:: Stored records

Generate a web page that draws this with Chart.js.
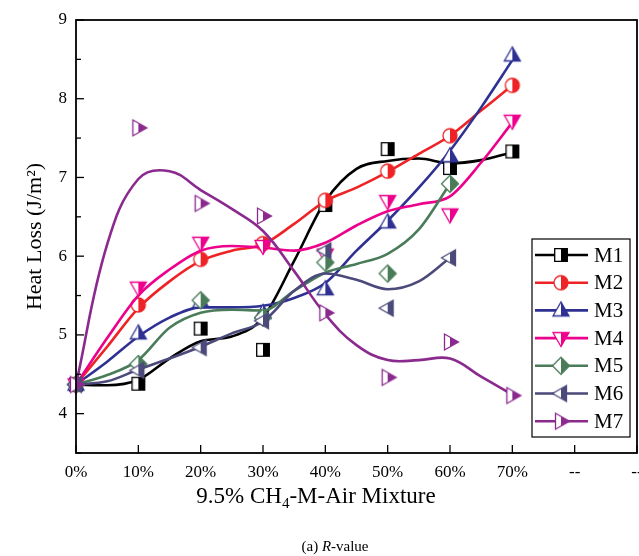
<!DOCTYPE html>
<html><head><meta charset="utf-8">
<script src="https://cdn.jsdelivr.net/npm/chart.js@4.4.0/dist/chart.umd.min.js"></script>
<style>html,body{margin:0;padding:0;background:#fff;overflow:hidden}</style>
</head><body>
<canvas id="c" width="639" height="556"></canvas>
<script>
// ---------- data ----------
const categories = ['0%','10%','20%','30%','40%','50%','60%','70%','--','--'];
const seriesNames = ['M1','M2','M3','M4','M5','M6','M7'];
// measured values (markers), one per category starting at 0%
const m1Values = [4.37, 4.38, 5.08, 4.81, 6.65, 7.36, 7.12, 7.33];
const m2Values = [4.37, 5.38, 5.96, 6.16, 6.71, 7.08, 7.53, 8.17];
const m3Values = [4.37, 5.02, 5.42, 5.28, 5.58, 6.43, 7.27, 8.55];
const m4Values = [4.37, 5.60, 6.17, 6.13, 6.02, 6.70, 6.53, 7.72];
const m5Values = [4.37, 4.63, 5.44, 5.22, 5.92, 5.78, 6.92];
const m6Values = [4.37, 4.55, 4.84, 5.18, 6.07, 5.34, 5.98];
const m7Values = [4.37, 7.63, 6.67, 6.51, 5.28, 4.46, 4.91, 4.23];
// fitted curves at 5% steps of the mixture ratio
const curveMix = [0, 5, 10, 15, 20, 25, 30, 35, 40, 45, 50, 55, 60, 65, 70];
const m1Curve = [4.37, 4.36, 4.43, 4.70, 4.92, 4.98, 5.22, 5.94, 6.70, 7.11, 7.21, 7.24, 7.18, 7.22, 7.32];
const m2Curve = [4.37, 4.85, 5.34, 5.68, 5.94, 6.07, 6.15, 6.41, 6.70, 6.87, 7.07, 7.30, 7.53, 7.85, 8.17];
const m3Curve = [4.37, 4.66, 4.98, 5.22, 5.35, 5.35, 5.37, 5.47, 5.66, 6.07, 6.45, 6.87, 7.34, 7.89, 8.49];
const m4Curve = [4.37, 4.96, 5.50, 5.83, 6.07, 6.13, 6.11, 6.07, 6.17, 6.39, 6.57, 6.66, 6.76, 7.19, 7.70];
const m5Curve = [4.37, 4.49, 4.68, 5.09, 5.28, 5.32, 5.31, 5.56, 5.79, 5.90, 6.03, 6.34, 6.92];
const m6Curve = [4.37, 4.41, 4.56, 4.70, 4.85, 5.02, 5.17, 5.56, 5.78, 5.70, 5.58, 5.68, 5.98];
const m7Curve = [4.37, 6.15, 6.98, 7.08, 6.84, 6.60, 6.32, 5.81, 5.26, 4.87, 4.68, 4.68, 4.70, 4.47, 4.24];

const seriesValues = [m1Values, m2Values, m3Values, m4Values, m5Values, m6Values, m7Values];
const seriesCurves = [m1Curve, m2Curve, m3Curve, m4Curve, m5Curve, m6Curve, m7Curve];
const seriesColors = ['#000000', '#EE2326', '#2E3192', '#EC008C', '#4A7C59', '#4B4A7A', '#8B2A8E'];
const seriesShapes = ['square', 'circle', 'triUp', 'triDown', 'diamond', 'triLeft', 'triRight'];

const xTitleMain = '9.5% CH';
const xTitleSub = '4';
const xTitleRest = '-M-Air Mixture';
const yTitle = 'Heat Loss (J/m\u00B2)';
const captionPre = '(a) ';
const captionItalic = 'R';
const captionPost = '-value';

const SERIF = "'Liberation Serif','Times New Roman',serif";

// ---------- half-filled markers ----------
function shapePath(ctx, shape, h) {
  ctx.beginPath();
  switch (shape) {
    case 'square': ctx.rect(h - 6.3, h - 6.3, 12.6, 12.6); break;
    case 'circle': ctx.arc(h, h, 7, 0, Math.PI * 2); break;
    case 'triUp': ctx.moveTo(h, h - 8.5); ctx.lineTo(h + 8, h + 5.5); ctx.lineTo(h - 8, h + 5.5); ctx.closePath(); break;
    case 'triDown': ctx.moveTo(h, h + 8.5); ctx.lineTo(h + 8, h - 5.5); ctx.lineTo(h - 8, h - 5.5); ctx.closePath(); break;
    case 'diamond': ctx.moveTo(h, h - 8.5); ctx.lineTo(h + 8.5, h); ctx.lineTo(h, h + 8.5); ctx.lineTo(h - 8.5, h); ctx.closePath(); break;
    case 'triLeft': ctx.moveTo(h - 8.5, h); ctx.lineTo(h + 5.5, h - 8); ctx.lineTo(h + 5.5, h + 8); ctx.closePath(); break;
    case 'triRight': ctx.moveTo(h + 8.5, h); ctx.lineTo(h - 5.5, h - 8); ctx.lineTo(h - 5.5, h + 8); ctx.closePath(); break;
  }
}
function makeMarker(shape, color) {
  const size = 22, h = size / 2;
  const c = document.createElement('canvas');
  c.width = size; c.height = size;
  const ctx = c.getContext('2d');
  shapePath(ctx, shape, h); ctx.fillStyle = '#fff'; ctx.fill();
  ctx.save(); ctx.beginPath(); ctx.rect(h, 0, h, size); ctx.clip();
  shapePath(ctx, shape, h); ctx.fillStyle = color; ctx.fill(); ctx.restore();
  shapePath(ctx, shape, h); ctx.strokeStyle = color; ctx.lineWidth = 1.3; ctx.stroke();
  return c;
}
const markers = seriesShapes.map((s, i) => makeMarker(s, seriesColors[i]));

// ---------- datasets ----------
const datasets = [];
seriesNames.forEach((name, i) => {
  const smoothPeak = name === 'M7';
  datasets.push({
    type: 'line', label: name + ' fit', isCurve: true,
    data: seriesCurves[i].map((v, k) => ({ x: curveMix[k] / 10, y: v })),
    borderColor: seriesColors[i], borderWidth: 2.6, pointRadius: 0,
    cubicInterpolationMode: smoothPeak ? 'default' : 'monotone', tension: 0.4,
    fill: false, order: 2 * (7 - i) + 1
  });
  datasets.push({
    type: 'scatter', label: name, seriesIndex: i,
    data: seriesValues[i].map((v, k) => ({ x: k, y: v })),
    pointStyle: markers[i], pointRadius: 7, showLine: false, clip: false,
    borderColor: seriesColors[i], backgroundColor: seriesColors[i], order: 2 * (7 - i)
  });
});

// ---------- decorations plugin ----------
const decor = {
  id: 'decor',
  afterDraw(chart) {
    const ctx = chart.ctx, a = chart.chartArea;
    const xs = chart.scales.x, ys = chart.scales.y;
    ctx.save();
    // frame
    ctx.strokeStyle = '#000'; ctx.lineWidth = 1.8;
    ctx.strokeRect(a.left, a.top, a.right - a.left, a.bottom - a.top);
    // inward ticks
    ctx.lineWidth = 1.3;
    ys.ticks.forEach(t => {
      const y = ys.getPixelForValue(t.value);
      const len = Number.isInteger(t.value) ? 8 : 5;
      ctx.beginPath(); ctx.moveTo(a.left, y); ctx.lineTo(a.left + len, y); ctx.stroke();
    });
    xs.ticks.forEach(t => {
      const x = xs.getPixelForValue(t.value);
      ctx.beginPath(); ctx.moveTo(x, a.bottom); ctx.lineTo(x, a.bottom - 8); ctx.stroke();
    });
    // x-axis title with subscript
    ctx.fillStyle = '#000'; ctx.textBaseline = 'alphabetic'; ctx.textAlign = 'left';
    const fMain = '23px ' + SERIF, fSub = '15px ' + SERIF;
    ctx.font = fMain; const w1 = ctx.measureText(xTitleMain).width; const w3 = ctx.measureText(xTitleRest).width;
    ctx.font = fSub; const w2 = ctx.measureText(xTitleSub).width;
    let x0 = 316 - (w1 + w2 + w3) / 2; const yb = 503;
    ctx.font = fMain; ctx.fillText(xTitleMain, x0, yb);
    ctx.font = fSub; ctx.fillText(xTitleSub, x0 + w1, yb + 5);
    ctx.font = fMain; ctx.fillText(xTitleRest, x0 + w1 + w2, yb);
    // caption
    const fc = '15px ' + SERIF, fci = 'italic 15px ' + SERIF;
    ctx.font = fc; const c1 = ctx.measureText(captionPre).width, c3 = ctx.measureText(captionPost).width;
    ctx.font = fci; const c2 = ctx.measureText(captionItalic).width;
    let cx = 335 - (c1 + c2 + c3) / 2; const cy = 551;
    ctx.font = fc; ctx.fillText(captionPre, cx, cy);
    ctx.font = fci; ctx.fillText(captionItalic, cx + c1, cy);
    ctx.font = fc; ctx.fillText(captionPost, cx + c1 + c2, cy);
    // legend
    const lx = 532, ly = 239, lw = 98, lh = 198;
    ctx.fillStyle = '#fff'; ctx.fillRect(lx, ly, lw, lh);
    ctx.strokeStyle = '#000'; ctx.lineWidth = 1.2; ctx.strokeRect(lx, ly, lw, lh);
    const items = chart.data.datasets.filter(d => !d.isCurve);
    items.forEach((d, k) => {
      const y = ly + 16 + k * 27.7;
      const i = d.seriesIndex;
      ctx.strokeStyle = seriesColors[i]; ctx.lineWidth = 2.6;
      ctx.beginPath(); ctx.moveTo(lx + 3, y); ctx.lineTo(lx + 56, y); ctx.stroke();
      ctx.drawImage(markers[i], lx + 29 - 11, y - 11);
      ctx.fillStyle = '#000'; ctx.font = '21px ' + SERIF; ctx.textBaseline = 'middle';
      ctx.fillText(d.label, lx + 62, y + 1);
    });
    ctx.restore();
  }
};

new Chart(document.getElementById('c'), {
  data: { datasets },
  options: {
    responsive: false, animation: false,
    layout: { autoPadding: false, padding: { top: 20, right: 2, left: 0, bottom: 0 } },
    plugins: { legend: { display: false }, tooltip: { enabled: false } },
    scales: {
      x: {
        type: 'linear', min: 0, max: 9,
        grid: { display: false, drawTicks: false }, border: { display: false },
        ticks: { stepSize: 1, autoSkip: false, maxRotation: 0, padding: 9, color: '#000',
          font: { family: SERIF, size: 17 }, callback: v => categories[v] ?? '' },
        afterFit: s => { s.height = 103; s.paddingRight = 0; s.paddingLeft = 0; }
      },
      y: {
        min: 3.5, max: 9,
        grid: { display: false, drawTicks: false }, border: { display: false },
        ticks: { stepSize: 0.5, padding: 9, color: '#000', font: { family: SERIF, size: 17 },
          callback: v => Number.isInteger(v) ? String(v) : '' },
        title: { display: true, text: yTitle, color: '#000', font: { family: SERIF, size: 22 }, padding: { top: 22, bottom: 0 } },
        afterFit: s => { s.width = 76; }
      }
    }
  },
  plugins: [decor]
});
</script>
</body></html>
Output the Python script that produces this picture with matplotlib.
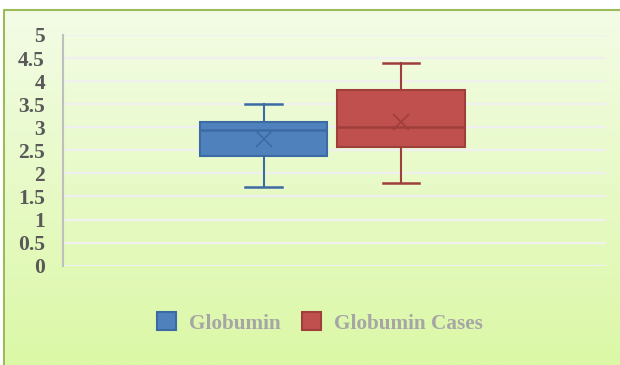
import numpy as np
import matplotlib.pyplot as plt
from matplotlib.patches import Patch, Rectangle

# summary values for each box
series = ['Globumin', 'Globumin Cases']
q1 = [2.38, 2.57]
median = [2.95, 3.01]
q3 = [3.12, 3.81]
whisker_low = [1.70, 1.80]
whisker_high = [3.50, 4.40]
means = [2.75, 3.12]

fills = ['#4f81bd', '#c0504d']
edges = ['#3c6aa3', '#9e3f3c']

yticks = [0, 0.5, 1, 1.5, 2, 2.5, 3, 3.5, 4, 4.5, 5]
ytick_labels = ['0', '0.5', '1', '1.5', '2', '2.5', '3', '3.5', '4', '4.5', '5']

plt.rcParams['font.family'] = 'Liberation Serif'

fig = plt.figure(figsize=(6.2, 3.65), dpi=100)

# gradient background
bg = fig.add_axes([0, 0, 1, 1], zorder=-10)
top = np.array([244, 252, 232]) / 255
bottom = np.array([219, 248, 166]) / 255
t = np.linspace(0, 1, 256)[:, None]
grad = top * (1 - t[..., None]) + bottom * t[..., None]
grad = np.repeat(grad, 2, axis=1)
bg.imshow(grad, aspect='auto', extent=[0, 1, 0, 1], origin='upper')
bg.set_xlim(0, 1)
bg.set_ylim(0, 1)
bg.axis('off')
# white margin at top/left and the chart border
bg.add_patch(Rectangle((0, 1 - 10 / 365), 1, 1, color='white', zorder=2))
bg.add_patch(Rectangle((0, 0), 4 / 620, 1, color='white', zorder=2))
bg.plot([4 / 620, 4 / 620, 1], [0, 1 - 10 / 365, 1 - 10 / 365],
        color='#9bbb59', lw=1.5, zorder=3, solid_capstyle='butt')

ax = fig.add_axes([63 / 620, 1 - 265.7 / 365, 543 / 620, (265.7 - 35) / 365])
ax.patch.set_alpha(0)

stats = []
for i, name in enumerate(series):
    stats.append(dict(label=name, q1=q1[i], med=median[i], q3=q3[i],
                      whislo=whisker_low[i], whishi=whisker_high[i],
                      mean=means[i], fliers=[]))

positions = [-0.26, 0.245]
for i, s in enumerate(stats):
    ax.bxp([s], positions=[positions[i]], widths=0.468, capwidths=0.136,
           patch_artist=True, showmeans=True, manage_ticks=False,
           boxprops=dict(facecolor=fills[i], edgecolor=edges[i], linewidth=1.5),
           medianprops=dict(color=edges[i], linewidth=1.8),
           whiskerprops=dict(color=edges[i], linewidth=1.5),
           capprops=dict(color=edges[i], linewidth=1.8),
           meanprops=dict(marker='x', markeredgecolor=edges[i], markersize=12,
                          markeredgewidth=1.2))

ax.set_xlim(-1, 1)
ax.set_ylim(0, 5)
ax.set_yticks(yticks)
ax.set_yticklabels(ytick_labels)
ax.set_xticks([])
ax.grid(axis='y', color='#f0f0f0', linewidth=1.6)
ax.set_axisbelow(True)
for side in ['top', 'right', 'bottom']:
    ax.spines[side].set_visible(False)
ax.spines['left'].set_color('#bfbfbf')
ax.spines['left'].set_linewidth(1.5)
ax.tick_params(axis='y', length=0, pad=13, labelsize=15.5, labelcolor='#595959')
for lab in ax.get_yticklabels():
    lab.set_fontweight('bold')

handles = [Patch(facecolor=fills[i], edgecolor=edges[i], linewidth=1.5, label=series[i])
           for i in range(2)]
fig.legend(handles=handles, loc='center', bbox_to_anchor=(0.516, 1 - 323 / 365),
           ncol=2, frameon=False, handlelength=0.9, handleheight=0.9,
           handletextpad=0.6, columnspacing=1.0,
           prop=dict(family='Liberation Serif', weight='bold', size=15.3),
           labelcolor='#a6a6a6')

fig.savefig('out.png', dpi=100)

::::

> [Your task]
From the entries above, copy each line holding "this".

> [Answer below]
Generate a web page that draws this with Chart.js.
Output the Python script that produces this picture with matplotlib.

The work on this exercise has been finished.